Your goal:
Quote the listing below word for word, stopping after the line that contains "const y2Ticks = [0, 0.3, 0.6, 0.9, 1.2, 1.5, 1.8];".
_____
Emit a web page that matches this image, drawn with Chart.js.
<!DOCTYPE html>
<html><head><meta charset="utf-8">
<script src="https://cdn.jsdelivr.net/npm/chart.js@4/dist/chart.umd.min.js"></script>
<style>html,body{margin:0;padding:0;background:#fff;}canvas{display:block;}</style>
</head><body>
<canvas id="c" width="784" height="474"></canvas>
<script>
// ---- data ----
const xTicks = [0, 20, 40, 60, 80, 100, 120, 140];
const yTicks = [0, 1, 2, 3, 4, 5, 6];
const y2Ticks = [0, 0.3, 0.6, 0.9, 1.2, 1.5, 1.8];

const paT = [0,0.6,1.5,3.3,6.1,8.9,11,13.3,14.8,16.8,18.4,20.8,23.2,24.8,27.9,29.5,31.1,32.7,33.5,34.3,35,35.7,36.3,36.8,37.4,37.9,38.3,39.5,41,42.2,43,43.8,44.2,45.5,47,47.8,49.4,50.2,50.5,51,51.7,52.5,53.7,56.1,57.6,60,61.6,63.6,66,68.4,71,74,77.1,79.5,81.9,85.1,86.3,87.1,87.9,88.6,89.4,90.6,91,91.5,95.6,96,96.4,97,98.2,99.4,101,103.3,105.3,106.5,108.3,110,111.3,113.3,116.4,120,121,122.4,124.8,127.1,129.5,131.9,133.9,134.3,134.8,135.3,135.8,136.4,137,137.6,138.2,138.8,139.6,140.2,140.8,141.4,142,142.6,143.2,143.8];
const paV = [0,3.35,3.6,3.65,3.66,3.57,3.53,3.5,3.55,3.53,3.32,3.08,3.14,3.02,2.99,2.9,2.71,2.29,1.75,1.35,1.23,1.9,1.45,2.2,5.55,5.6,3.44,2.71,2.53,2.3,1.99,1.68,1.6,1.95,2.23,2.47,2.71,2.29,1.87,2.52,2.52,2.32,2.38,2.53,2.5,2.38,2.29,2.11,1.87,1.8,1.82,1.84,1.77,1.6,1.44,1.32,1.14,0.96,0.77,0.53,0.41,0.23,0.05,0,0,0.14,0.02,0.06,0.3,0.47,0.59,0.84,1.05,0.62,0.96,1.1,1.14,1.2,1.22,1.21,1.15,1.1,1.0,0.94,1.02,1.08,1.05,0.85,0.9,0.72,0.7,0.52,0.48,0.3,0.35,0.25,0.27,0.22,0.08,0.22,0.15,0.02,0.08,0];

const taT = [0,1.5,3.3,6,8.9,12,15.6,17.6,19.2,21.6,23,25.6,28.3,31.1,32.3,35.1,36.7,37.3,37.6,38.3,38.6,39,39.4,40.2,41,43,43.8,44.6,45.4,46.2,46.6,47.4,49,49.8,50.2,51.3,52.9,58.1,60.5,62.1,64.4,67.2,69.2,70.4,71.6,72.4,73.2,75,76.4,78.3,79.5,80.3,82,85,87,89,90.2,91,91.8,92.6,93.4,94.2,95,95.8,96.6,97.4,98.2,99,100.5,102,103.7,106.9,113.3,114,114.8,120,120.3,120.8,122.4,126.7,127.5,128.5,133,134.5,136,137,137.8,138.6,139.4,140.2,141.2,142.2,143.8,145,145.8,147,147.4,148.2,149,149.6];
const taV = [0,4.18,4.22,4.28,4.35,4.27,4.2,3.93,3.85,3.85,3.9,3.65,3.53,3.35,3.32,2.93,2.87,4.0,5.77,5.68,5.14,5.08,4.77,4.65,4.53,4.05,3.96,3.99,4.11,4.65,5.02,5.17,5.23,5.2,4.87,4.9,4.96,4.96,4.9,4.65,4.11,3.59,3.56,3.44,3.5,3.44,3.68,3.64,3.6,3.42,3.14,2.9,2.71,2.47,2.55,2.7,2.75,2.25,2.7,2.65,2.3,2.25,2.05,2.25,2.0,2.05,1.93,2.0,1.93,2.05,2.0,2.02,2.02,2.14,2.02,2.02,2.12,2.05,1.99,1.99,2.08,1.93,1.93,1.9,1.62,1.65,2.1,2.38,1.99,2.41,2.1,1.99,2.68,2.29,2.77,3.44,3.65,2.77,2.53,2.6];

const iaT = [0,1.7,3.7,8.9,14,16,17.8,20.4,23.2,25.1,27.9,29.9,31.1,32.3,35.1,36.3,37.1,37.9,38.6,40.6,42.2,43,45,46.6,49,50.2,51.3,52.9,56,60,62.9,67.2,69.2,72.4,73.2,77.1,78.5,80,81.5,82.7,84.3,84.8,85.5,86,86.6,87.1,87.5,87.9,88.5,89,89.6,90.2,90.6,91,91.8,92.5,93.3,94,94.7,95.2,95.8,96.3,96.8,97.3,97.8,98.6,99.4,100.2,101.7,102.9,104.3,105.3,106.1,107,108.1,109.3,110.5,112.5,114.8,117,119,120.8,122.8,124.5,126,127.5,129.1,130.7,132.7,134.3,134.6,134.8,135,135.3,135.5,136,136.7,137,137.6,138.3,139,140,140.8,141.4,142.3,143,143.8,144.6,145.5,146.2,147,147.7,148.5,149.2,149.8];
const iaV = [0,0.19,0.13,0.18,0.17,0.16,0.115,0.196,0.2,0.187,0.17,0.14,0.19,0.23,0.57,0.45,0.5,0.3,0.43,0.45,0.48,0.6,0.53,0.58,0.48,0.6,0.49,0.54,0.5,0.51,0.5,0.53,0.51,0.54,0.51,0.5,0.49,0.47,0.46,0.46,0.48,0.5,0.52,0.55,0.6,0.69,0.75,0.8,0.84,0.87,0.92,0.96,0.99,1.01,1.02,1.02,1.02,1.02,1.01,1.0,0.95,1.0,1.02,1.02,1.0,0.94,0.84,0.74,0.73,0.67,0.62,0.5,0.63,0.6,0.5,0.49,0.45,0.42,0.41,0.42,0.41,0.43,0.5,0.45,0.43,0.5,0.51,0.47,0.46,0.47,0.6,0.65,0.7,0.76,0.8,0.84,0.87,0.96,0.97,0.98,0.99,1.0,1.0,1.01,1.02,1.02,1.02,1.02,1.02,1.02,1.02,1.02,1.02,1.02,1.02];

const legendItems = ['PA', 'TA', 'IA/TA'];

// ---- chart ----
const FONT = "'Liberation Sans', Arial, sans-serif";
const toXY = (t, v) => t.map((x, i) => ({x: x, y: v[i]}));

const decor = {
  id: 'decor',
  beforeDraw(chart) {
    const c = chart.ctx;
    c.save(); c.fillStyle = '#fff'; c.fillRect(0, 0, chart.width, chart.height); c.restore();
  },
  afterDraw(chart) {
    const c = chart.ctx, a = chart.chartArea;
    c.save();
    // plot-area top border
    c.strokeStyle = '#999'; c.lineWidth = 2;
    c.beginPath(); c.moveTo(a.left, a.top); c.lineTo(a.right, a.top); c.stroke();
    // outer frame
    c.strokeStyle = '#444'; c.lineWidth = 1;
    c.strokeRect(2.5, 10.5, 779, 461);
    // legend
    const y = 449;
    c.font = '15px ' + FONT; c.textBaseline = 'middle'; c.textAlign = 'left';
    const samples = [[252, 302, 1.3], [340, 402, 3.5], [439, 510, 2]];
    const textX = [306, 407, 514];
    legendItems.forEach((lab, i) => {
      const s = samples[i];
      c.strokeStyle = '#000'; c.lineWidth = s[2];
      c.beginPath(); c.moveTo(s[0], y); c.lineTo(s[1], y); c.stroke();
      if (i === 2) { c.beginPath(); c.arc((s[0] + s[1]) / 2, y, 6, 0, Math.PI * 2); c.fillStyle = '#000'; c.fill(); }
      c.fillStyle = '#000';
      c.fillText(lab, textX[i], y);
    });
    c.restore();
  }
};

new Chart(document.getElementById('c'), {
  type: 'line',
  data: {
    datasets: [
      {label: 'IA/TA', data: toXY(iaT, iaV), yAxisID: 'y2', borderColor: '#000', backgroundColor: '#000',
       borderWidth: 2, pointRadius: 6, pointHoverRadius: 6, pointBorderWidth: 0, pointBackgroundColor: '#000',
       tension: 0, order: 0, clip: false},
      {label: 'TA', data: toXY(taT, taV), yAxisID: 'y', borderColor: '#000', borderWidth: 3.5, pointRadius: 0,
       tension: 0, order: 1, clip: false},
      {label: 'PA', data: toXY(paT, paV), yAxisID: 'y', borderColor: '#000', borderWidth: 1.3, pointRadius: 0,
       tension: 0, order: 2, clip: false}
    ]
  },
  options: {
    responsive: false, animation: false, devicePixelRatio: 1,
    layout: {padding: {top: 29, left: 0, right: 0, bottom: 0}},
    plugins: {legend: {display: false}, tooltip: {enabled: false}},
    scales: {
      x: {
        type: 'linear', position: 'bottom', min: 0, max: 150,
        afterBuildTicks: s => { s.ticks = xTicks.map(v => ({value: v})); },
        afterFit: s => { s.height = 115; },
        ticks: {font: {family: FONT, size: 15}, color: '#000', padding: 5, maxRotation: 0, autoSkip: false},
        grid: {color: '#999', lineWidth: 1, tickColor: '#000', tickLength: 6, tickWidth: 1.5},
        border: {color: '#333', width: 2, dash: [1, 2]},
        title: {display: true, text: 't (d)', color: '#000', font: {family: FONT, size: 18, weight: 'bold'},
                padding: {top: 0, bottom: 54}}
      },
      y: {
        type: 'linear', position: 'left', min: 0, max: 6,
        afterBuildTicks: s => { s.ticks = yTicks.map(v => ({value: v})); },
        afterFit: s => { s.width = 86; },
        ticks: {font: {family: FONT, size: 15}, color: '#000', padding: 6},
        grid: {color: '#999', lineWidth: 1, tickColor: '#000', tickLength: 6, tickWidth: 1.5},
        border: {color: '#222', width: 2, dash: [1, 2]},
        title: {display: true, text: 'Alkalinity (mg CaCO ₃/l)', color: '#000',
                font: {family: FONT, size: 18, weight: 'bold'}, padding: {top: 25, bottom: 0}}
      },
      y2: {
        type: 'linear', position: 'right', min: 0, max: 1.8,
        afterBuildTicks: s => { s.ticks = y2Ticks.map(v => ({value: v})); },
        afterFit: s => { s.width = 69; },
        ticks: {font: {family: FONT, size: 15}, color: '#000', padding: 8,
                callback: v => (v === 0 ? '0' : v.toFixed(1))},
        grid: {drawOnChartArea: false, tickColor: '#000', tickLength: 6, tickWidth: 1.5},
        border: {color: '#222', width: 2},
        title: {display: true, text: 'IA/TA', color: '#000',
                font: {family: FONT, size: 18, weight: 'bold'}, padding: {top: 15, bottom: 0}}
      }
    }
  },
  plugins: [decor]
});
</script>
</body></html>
_____
Answer for this exercise:
Emit a web page that matches this image, drawn with Chart.js.
<!DOCTYPE html>
<html><head><meta charset="utf-8">
<script src="https://cdn.jsdelivr.net/npm/chart.js@4/dist/chart.umd.min.js"></script>
<style>html,body{margin:0;padding:0;background:#fff;}canvas{display:block;}</style>
</head><body>
<canvas id="c" width="784" height="474"></canvas>
<script>
// ---- data ----
const xTicks = [0, 20, 40, 60, 80, 100, 120, 140];
const yTicks = [0, 1, 2, 3, 4, 5, 6];
const y2Ticks = [0, 0.3, 0.6, 0.9, 1.2, 1.5, 1.8];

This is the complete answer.